*Dataset:*

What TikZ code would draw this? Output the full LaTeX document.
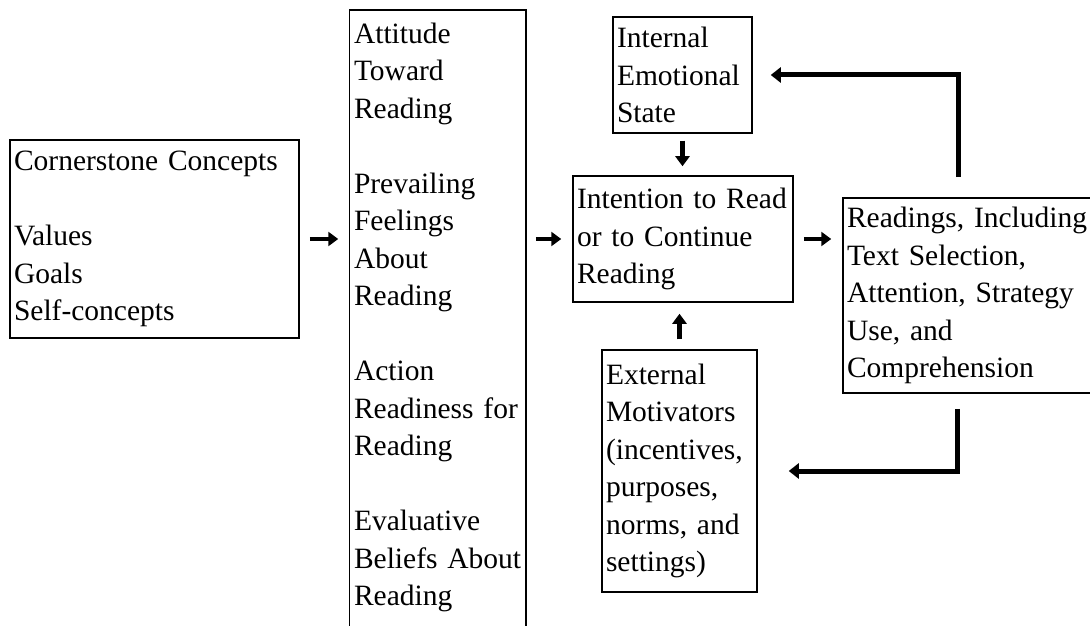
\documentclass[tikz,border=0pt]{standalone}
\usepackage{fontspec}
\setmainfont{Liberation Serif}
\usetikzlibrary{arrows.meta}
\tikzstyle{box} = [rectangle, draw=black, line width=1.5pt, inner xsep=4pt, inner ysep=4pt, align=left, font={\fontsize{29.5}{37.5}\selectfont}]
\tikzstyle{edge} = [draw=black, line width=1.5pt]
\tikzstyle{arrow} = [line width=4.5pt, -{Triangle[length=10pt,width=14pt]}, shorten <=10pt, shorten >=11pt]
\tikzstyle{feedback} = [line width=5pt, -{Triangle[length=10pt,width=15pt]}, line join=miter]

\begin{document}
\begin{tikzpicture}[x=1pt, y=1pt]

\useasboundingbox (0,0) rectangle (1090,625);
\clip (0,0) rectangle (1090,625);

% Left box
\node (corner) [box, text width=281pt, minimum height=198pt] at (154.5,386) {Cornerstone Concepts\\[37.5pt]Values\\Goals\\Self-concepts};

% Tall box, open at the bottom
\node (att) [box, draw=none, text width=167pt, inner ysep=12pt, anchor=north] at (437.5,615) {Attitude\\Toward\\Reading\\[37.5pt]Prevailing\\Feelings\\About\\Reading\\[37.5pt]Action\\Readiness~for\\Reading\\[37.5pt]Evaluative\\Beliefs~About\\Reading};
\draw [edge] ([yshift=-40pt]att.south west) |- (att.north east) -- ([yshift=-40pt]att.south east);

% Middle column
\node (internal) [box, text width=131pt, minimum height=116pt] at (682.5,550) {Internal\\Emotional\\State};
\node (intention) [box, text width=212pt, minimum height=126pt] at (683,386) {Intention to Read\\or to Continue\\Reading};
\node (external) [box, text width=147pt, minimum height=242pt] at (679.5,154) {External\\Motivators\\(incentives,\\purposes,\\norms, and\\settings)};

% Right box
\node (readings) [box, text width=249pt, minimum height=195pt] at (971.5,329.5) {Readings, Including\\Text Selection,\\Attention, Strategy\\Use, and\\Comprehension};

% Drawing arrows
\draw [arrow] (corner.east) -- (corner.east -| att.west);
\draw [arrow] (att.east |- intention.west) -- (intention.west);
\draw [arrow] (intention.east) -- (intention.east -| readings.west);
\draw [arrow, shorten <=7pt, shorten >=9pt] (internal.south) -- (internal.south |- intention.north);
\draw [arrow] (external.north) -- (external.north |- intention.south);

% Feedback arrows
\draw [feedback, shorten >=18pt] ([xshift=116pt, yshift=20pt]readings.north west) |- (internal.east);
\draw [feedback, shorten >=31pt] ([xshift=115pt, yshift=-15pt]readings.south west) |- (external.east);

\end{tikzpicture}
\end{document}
--
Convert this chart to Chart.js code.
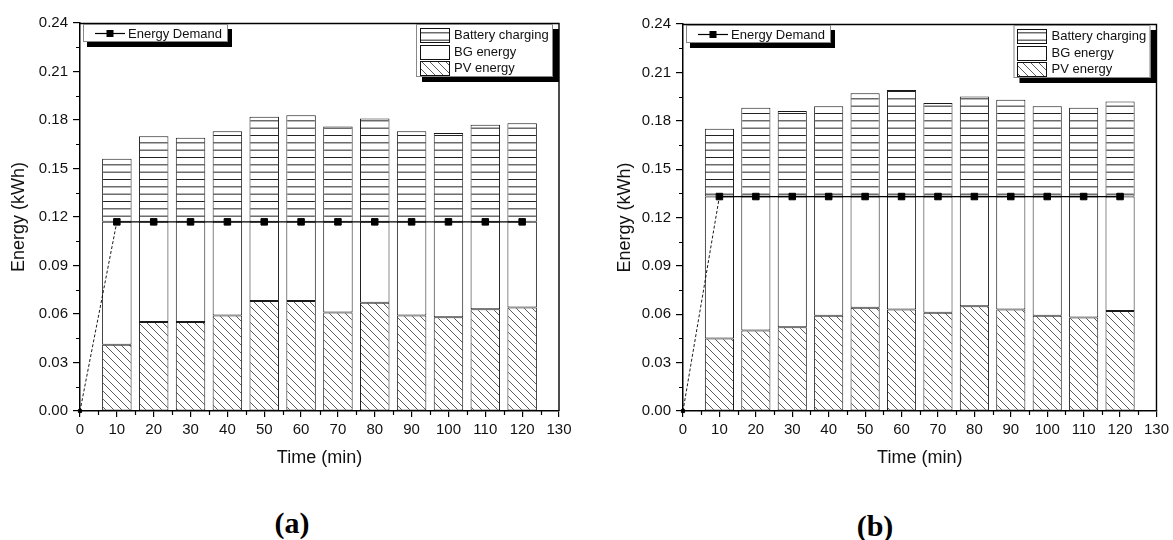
==
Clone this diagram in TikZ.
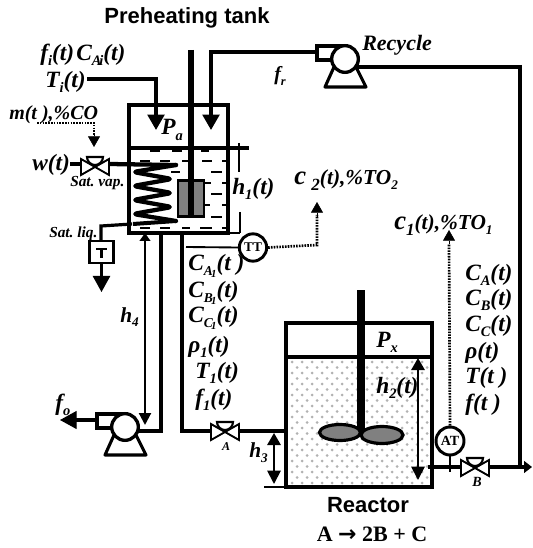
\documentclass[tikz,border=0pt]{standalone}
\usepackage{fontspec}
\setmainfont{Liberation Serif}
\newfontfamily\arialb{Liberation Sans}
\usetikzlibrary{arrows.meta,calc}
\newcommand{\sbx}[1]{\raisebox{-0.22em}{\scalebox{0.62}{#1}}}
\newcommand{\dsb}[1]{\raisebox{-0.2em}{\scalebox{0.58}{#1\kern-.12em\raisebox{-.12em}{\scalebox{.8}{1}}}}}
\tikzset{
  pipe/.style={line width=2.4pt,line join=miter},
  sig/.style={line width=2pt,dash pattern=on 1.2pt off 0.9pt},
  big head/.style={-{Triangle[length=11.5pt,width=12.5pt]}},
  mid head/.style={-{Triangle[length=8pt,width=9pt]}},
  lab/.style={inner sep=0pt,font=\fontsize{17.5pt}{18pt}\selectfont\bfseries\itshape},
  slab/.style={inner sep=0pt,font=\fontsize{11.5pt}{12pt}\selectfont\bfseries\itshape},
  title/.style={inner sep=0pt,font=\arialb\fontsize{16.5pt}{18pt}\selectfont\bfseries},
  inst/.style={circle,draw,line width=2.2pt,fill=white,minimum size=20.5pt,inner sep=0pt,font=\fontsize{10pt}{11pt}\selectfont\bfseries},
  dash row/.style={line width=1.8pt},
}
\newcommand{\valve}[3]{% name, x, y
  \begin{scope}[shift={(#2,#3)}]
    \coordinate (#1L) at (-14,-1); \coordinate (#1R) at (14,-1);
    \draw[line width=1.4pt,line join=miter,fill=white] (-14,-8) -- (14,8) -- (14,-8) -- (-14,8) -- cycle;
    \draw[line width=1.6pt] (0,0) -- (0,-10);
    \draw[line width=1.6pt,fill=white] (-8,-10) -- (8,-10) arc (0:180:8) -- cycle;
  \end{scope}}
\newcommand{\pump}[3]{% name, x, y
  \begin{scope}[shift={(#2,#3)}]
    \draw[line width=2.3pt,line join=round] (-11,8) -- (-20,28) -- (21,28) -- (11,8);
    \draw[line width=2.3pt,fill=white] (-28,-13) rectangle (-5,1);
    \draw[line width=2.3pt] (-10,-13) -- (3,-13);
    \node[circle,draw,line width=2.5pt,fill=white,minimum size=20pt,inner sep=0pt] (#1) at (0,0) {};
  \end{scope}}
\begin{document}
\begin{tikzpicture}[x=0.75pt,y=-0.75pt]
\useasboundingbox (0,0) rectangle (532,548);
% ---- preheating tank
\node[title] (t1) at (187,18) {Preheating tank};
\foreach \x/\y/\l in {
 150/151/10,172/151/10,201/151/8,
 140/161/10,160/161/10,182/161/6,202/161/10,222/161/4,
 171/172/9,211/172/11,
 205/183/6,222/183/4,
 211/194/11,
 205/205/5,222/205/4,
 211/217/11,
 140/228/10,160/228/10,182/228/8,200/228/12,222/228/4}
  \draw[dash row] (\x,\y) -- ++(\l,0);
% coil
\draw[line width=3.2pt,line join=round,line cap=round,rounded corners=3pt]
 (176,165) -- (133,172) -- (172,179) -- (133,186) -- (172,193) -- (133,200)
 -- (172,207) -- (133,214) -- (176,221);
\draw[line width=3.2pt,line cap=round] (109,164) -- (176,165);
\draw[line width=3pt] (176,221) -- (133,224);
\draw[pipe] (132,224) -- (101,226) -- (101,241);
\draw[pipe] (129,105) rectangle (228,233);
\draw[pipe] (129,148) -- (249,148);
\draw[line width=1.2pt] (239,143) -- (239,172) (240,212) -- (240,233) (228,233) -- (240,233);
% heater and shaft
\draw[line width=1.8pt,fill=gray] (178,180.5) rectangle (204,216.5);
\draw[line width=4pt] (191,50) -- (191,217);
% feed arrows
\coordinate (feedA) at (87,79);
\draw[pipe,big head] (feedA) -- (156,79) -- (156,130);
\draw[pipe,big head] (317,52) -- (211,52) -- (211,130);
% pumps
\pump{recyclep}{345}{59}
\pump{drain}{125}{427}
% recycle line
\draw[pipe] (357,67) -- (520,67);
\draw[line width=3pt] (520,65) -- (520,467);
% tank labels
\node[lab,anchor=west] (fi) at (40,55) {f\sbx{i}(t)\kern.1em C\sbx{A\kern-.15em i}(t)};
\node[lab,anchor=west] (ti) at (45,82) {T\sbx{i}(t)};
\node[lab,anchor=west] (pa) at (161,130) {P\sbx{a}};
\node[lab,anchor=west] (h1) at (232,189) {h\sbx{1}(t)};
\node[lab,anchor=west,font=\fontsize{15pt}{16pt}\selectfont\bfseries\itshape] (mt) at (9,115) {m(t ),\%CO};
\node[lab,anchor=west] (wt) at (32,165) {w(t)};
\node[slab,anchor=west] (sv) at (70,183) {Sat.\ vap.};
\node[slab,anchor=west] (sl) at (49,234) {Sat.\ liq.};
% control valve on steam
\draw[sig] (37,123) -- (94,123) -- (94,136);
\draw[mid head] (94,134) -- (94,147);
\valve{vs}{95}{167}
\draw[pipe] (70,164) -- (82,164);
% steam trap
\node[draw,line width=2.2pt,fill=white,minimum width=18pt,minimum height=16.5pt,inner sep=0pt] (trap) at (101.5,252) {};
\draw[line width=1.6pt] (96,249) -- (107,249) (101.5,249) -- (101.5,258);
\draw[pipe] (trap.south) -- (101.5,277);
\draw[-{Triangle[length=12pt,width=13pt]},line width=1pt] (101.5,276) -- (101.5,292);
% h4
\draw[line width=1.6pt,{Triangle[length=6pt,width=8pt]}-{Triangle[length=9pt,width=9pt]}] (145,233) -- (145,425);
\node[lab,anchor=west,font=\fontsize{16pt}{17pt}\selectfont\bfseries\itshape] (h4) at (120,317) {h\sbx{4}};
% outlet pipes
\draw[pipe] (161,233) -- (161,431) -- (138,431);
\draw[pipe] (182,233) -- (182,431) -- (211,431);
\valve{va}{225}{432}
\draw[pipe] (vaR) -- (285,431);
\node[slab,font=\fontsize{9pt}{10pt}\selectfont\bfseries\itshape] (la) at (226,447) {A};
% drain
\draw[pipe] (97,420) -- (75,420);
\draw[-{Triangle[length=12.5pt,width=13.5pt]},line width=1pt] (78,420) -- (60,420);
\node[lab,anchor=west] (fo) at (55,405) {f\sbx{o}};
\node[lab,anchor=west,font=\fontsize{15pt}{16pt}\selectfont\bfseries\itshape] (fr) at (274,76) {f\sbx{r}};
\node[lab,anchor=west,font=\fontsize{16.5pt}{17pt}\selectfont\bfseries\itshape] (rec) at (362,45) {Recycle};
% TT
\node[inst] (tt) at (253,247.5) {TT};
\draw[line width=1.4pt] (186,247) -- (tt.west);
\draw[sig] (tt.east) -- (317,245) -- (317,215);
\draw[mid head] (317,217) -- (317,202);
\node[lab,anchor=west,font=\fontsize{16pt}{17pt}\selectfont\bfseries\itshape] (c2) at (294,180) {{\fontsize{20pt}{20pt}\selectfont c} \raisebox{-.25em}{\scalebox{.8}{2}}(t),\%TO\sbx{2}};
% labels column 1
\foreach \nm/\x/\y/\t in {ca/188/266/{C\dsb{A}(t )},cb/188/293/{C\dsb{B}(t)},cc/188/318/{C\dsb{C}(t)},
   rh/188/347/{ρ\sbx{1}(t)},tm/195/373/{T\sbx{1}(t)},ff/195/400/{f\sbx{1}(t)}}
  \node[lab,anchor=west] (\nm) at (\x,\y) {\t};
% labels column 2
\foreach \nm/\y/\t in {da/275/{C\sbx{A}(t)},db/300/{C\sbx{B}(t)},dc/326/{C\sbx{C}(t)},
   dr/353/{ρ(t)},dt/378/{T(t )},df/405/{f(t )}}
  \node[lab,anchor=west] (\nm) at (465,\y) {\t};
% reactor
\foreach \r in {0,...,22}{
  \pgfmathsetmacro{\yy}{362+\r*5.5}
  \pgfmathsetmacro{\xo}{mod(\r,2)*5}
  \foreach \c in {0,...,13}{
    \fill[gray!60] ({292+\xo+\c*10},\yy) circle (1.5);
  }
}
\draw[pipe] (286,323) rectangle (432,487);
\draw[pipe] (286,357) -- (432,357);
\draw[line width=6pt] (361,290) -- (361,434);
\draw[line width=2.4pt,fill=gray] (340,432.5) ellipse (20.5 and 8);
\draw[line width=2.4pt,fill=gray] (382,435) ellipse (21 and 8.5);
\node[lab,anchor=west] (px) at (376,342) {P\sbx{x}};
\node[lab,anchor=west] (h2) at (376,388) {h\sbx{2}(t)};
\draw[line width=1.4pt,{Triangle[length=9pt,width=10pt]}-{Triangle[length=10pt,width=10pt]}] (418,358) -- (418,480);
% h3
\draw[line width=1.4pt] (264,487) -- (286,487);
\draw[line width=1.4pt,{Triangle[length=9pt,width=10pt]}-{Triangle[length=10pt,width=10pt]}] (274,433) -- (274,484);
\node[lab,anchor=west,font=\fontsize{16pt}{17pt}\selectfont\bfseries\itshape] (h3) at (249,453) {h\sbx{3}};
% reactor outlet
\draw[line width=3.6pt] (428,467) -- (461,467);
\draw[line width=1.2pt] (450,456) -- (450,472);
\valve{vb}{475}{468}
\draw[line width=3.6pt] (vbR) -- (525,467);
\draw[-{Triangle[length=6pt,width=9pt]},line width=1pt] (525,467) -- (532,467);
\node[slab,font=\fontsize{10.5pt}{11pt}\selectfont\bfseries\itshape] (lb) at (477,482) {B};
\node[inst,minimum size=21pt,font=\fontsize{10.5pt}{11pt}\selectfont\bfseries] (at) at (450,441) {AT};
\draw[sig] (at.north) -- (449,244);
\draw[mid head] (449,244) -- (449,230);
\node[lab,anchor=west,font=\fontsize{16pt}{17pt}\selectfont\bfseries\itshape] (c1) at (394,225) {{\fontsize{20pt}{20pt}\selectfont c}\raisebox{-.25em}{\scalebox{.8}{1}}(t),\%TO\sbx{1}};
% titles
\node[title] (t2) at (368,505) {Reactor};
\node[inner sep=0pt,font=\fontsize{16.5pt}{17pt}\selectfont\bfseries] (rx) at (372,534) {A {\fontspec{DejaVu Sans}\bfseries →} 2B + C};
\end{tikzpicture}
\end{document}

*Work required:* Collect every line above that contains the word "code".

*Task answer:*
What TikZ code would draw this? Output the full LaTeX document.
Convert this chart to Chart.js code.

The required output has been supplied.